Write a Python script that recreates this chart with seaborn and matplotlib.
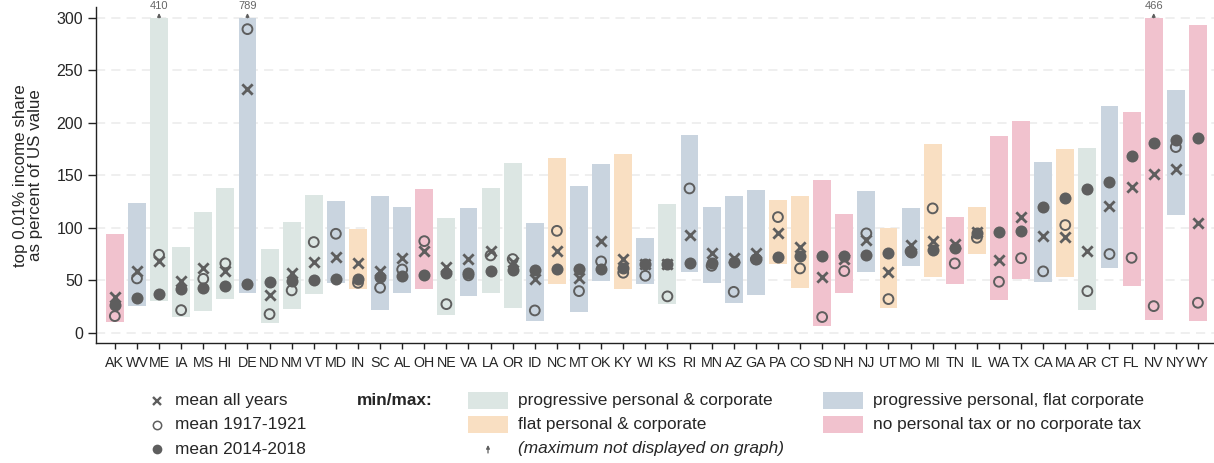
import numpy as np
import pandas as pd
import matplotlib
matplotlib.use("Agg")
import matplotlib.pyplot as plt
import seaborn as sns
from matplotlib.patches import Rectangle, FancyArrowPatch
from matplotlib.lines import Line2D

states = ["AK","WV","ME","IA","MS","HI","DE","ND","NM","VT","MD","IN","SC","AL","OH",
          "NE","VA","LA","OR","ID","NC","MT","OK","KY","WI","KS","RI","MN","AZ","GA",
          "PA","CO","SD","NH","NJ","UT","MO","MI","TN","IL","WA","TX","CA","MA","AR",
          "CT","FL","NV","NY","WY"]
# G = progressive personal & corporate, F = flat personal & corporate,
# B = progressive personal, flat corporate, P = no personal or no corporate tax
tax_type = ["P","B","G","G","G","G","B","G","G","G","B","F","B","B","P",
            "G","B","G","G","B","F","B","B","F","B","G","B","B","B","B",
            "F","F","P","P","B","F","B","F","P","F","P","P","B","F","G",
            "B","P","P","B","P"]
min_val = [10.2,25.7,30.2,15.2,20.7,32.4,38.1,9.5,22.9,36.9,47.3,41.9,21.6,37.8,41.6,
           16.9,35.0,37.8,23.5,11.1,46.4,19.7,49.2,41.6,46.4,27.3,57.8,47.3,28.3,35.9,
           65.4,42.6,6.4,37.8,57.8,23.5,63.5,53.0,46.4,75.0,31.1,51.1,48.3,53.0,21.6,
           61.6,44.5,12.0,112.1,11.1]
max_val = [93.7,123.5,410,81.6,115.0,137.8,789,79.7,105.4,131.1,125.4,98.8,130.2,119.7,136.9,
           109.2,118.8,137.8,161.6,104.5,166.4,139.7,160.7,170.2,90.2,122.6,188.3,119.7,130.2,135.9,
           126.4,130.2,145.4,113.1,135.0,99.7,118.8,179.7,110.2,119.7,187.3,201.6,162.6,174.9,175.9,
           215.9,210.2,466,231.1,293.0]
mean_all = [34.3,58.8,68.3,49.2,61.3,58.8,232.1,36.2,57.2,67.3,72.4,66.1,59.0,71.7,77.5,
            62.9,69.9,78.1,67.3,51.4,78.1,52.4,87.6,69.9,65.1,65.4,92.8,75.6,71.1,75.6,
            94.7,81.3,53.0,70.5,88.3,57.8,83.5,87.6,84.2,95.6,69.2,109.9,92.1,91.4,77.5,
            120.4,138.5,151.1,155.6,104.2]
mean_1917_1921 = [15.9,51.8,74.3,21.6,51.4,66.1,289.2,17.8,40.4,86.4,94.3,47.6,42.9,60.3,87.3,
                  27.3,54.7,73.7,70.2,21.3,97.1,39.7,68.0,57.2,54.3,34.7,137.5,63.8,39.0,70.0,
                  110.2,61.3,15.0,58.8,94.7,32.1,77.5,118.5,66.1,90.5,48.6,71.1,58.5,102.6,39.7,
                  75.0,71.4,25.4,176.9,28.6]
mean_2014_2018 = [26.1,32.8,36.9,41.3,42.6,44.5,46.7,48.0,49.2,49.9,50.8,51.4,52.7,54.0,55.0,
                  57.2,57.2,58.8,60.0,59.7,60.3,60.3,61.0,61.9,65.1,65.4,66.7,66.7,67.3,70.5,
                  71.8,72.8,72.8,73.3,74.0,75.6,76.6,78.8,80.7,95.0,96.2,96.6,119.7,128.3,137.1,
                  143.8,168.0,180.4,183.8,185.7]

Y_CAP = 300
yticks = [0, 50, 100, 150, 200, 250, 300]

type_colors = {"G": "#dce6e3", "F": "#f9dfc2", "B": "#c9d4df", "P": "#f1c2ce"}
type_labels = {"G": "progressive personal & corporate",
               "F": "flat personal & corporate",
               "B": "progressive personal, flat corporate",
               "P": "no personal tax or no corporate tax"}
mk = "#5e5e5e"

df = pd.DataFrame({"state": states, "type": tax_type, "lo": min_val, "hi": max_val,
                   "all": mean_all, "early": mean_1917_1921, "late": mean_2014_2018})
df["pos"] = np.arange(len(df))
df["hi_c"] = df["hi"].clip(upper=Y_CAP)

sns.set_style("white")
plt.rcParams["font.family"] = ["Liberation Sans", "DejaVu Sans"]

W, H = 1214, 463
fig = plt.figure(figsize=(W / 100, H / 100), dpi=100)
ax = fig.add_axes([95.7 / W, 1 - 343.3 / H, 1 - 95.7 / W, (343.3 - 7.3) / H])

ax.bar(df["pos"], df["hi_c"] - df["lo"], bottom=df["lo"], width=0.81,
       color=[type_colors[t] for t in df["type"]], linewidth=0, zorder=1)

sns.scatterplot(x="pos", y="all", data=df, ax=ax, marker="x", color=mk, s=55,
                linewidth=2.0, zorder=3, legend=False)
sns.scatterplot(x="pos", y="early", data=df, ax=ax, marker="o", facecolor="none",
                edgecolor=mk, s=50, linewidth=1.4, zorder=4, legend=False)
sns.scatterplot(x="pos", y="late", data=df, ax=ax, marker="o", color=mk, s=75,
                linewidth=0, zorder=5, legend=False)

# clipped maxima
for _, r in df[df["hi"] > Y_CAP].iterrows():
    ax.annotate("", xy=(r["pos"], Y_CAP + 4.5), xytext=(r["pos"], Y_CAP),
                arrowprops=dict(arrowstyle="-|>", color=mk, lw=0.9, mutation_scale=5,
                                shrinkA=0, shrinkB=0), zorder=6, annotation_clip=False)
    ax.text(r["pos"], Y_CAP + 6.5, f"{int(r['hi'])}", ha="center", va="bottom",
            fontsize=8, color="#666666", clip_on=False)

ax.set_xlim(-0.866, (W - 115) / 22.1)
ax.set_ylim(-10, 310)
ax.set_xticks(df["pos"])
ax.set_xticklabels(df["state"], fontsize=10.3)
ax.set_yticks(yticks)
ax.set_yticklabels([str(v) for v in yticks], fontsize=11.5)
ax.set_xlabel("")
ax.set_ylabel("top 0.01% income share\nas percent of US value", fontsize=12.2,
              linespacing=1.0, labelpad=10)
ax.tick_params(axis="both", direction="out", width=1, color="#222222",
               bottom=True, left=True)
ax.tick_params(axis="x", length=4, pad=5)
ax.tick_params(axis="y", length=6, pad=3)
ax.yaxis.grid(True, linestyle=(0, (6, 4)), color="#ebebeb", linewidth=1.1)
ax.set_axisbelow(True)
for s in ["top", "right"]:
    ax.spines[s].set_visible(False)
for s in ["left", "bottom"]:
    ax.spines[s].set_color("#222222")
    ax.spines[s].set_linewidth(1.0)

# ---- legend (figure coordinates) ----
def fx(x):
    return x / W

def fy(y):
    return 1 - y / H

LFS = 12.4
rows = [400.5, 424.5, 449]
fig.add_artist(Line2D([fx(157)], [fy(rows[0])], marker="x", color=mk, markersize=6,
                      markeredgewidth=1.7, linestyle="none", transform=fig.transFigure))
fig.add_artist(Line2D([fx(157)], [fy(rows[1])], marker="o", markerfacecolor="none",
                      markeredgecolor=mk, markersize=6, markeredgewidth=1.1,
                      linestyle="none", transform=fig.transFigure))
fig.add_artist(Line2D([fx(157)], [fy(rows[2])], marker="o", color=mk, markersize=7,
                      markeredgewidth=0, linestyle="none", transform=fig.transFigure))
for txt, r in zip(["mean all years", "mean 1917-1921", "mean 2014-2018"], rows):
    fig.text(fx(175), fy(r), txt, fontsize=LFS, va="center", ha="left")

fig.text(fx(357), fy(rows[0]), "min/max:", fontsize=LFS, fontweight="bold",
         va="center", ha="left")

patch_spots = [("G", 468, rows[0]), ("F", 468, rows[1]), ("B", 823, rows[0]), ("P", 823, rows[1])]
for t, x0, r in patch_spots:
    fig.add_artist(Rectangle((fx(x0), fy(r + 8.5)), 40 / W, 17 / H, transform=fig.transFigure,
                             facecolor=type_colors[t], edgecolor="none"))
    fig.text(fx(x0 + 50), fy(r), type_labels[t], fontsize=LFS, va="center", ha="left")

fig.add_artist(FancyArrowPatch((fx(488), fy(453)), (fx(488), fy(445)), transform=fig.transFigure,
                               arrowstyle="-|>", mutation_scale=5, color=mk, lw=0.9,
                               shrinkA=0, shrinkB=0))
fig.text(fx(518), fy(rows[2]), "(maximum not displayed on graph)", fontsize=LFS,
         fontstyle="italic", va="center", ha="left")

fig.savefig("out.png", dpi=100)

--

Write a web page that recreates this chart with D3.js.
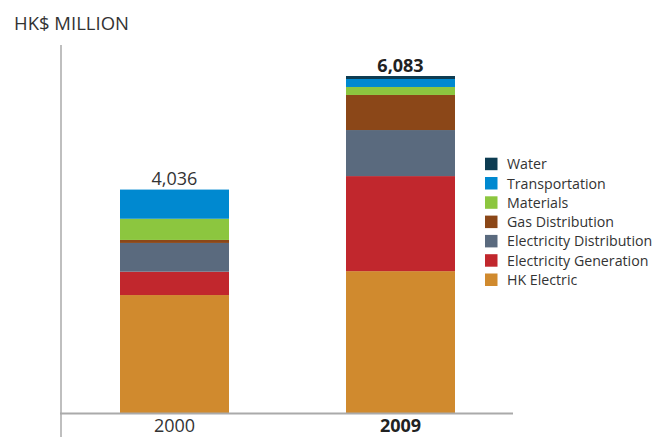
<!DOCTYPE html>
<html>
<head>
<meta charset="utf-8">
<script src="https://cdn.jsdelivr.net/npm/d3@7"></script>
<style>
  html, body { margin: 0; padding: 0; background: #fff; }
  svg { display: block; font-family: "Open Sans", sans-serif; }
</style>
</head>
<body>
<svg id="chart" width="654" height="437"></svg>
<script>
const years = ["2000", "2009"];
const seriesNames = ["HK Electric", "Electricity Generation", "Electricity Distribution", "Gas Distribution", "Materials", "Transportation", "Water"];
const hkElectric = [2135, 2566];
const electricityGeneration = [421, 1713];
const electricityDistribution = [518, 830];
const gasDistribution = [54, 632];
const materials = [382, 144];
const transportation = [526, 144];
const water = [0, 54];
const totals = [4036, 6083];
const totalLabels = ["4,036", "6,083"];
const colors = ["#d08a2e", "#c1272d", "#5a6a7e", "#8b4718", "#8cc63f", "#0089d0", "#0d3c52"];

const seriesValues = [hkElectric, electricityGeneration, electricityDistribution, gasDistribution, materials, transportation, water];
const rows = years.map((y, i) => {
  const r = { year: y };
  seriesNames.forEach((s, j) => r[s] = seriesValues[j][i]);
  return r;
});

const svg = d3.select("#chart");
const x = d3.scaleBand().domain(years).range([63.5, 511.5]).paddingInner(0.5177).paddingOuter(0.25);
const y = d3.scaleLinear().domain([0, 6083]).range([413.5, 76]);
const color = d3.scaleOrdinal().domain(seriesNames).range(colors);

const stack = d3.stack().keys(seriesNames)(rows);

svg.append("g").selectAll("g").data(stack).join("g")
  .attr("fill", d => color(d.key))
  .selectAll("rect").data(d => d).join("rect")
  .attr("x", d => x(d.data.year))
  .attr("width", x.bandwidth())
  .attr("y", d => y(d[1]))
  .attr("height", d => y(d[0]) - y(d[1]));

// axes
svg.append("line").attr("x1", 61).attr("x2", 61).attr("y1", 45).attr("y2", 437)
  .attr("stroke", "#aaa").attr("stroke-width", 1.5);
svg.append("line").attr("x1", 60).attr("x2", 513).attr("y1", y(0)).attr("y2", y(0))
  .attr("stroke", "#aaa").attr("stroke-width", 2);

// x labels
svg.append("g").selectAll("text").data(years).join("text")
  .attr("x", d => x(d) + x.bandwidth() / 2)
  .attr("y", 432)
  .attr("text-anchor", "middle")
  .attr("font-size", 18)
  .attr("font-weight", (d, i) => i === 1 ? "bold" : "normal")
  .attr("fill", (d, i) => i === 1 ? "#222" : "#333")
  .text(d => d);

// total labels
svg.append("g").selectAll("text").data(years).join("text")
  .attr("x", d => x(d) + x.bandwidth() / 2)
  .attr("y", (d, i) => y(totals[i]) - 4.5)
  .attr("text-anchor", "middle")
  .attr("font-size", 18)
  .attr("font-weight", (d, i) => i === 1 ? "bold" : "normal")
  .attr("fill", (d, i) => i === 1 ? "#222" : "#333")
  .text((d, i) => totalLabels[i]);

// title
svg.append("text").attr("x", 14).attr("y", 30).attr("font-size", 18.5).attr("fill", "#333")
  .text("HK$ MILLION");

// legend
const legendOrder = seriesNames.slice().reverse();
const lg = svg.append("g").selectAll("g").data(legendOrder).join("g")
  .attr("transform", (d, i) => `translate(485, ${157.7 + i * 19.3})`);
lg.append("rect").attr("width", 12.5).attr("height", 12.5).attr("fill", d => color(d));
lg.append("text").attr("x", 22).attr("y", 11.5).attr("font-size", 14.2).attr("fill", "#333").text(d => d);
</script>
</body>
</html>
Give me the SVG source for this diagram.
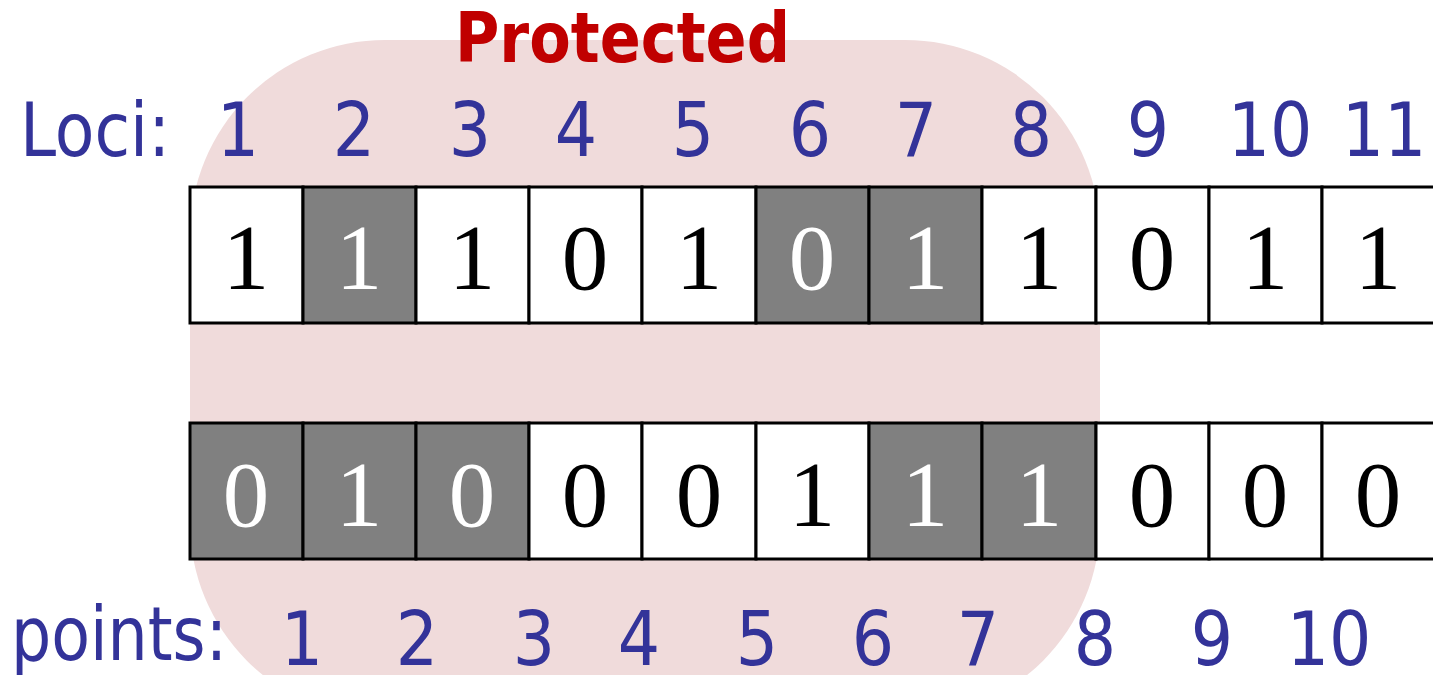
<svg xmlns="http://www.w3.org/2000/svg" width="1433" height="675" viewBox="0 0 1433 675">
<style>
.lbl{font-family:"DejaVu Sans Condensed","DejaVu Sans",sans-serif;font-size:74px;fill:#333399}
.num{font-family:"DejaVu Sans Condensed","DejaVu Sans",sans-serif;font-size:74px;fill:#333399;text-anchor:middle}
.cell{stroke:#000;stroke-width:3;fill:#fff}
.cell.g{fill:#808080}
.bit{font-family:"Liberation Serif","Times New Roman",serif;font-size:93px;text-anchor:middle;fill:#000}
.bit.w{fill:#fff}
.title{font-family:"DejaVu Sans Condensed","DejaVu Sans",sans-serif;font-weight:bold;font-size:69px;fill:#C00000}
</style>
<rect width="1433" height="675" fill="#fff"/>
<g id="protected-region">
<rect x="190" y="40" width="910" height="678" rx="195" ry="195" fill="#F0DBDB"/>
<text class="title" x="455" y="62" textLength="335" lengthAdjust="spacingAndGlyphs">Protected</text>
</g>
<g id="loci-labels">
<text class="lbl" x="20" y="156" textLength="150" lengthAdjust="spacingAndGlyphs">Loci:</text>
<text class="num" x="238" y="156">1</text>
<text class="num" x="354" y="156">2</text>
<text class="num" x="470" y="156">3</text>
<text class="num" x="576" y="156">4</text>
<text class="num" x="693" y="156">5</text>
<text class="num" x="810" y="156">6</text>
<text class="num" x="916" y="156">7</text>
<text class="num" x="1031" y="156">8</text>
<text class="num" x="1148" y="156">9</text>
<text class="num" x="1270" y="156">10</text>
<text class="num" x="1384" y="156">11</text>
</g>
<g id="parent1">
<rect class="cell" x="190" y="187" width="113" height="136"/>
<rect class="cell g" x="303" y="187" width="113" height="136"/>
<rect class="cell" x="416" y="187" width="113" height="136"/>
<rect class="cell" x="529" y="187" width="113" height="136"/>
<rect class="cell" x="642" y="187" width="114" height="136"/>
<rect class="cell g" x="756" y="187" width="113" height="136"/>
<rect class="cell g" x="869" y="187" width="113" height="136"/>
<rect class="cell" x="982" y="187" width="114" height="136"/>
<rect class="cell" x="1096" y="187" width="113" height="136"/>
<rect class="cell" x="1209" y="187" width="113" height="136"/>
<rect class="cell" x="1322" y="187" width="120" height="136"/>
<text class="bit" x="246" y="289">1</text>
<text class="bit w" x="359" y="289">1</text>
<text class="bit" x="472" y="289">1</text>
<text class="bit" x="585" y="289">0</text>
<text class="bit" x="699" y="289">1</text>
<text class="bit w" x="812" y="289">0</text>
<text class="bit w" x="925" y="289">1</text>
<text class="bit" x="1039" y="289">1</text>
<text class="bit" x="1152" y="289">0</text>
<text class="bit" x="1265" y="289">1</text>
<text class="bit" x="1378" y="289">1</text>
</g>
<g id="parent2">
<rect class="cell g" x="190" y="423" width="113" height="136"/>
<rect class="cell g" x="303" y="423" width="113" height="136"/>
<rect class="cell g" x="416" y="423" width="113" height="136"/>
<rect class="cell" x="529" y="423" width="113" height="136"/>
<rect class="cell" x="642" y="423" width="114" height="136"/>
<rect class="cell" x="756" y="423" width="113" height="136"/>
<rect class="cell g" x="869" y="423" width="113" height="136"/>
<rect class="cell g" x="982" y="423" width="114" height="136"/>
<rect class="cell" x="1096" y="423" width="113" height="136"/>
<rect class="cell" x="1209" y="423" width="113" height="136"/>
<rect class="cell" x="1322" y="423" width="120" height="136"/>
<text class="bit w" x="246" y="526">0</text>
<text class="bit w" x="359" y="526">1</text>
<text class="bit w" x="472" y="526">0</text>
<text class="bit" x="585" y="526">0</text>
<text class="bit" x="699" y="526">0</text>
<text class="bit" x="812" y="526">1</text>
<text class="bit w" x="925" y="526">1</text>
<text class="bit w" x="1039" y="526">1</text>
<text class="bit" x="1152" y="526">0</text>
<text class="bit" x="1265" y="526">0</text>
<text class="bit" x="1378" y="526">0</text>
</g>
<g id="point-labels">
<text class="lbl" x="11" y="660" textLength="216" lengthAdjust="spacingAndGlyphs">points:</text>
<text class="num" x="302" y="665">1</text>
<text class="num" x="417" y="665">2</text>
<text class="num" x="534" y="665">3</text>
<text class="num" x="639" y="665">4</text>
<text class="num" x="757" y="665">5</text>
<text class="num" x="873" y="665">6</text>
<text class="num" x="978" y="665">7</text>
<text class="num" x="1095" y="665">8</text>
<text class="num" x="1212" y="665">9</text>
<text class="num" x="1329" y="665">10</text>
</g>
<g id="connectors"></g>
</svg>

--

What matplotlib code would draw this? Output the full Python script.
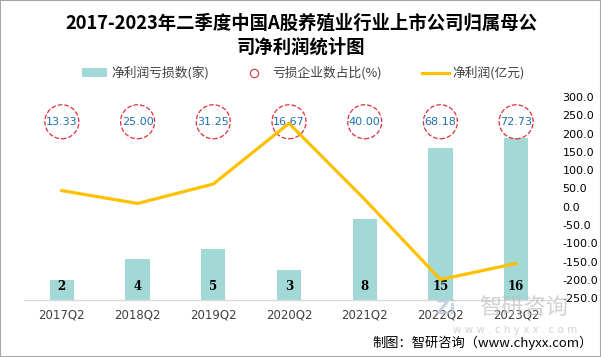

• **Prompt**
Beginning with the line above that contains "Write a Python" and finishing with the line that contains "from matplotlib.lines import Line2D", print those lines exactly and only. Skip all pictures.

• **Reply to the exercise**
Write a Python script that recreates this chart with seaborn and matplotlib.
import numpy as np
import pandas as pd
import matplotlib
matplotlib.use("Agg")
import matplotlib.pyplot as plt
import seaborn as sns
from matplotlib.patches import Rectangle, FancyArrowPatch
from matplotlib.lines import Line2D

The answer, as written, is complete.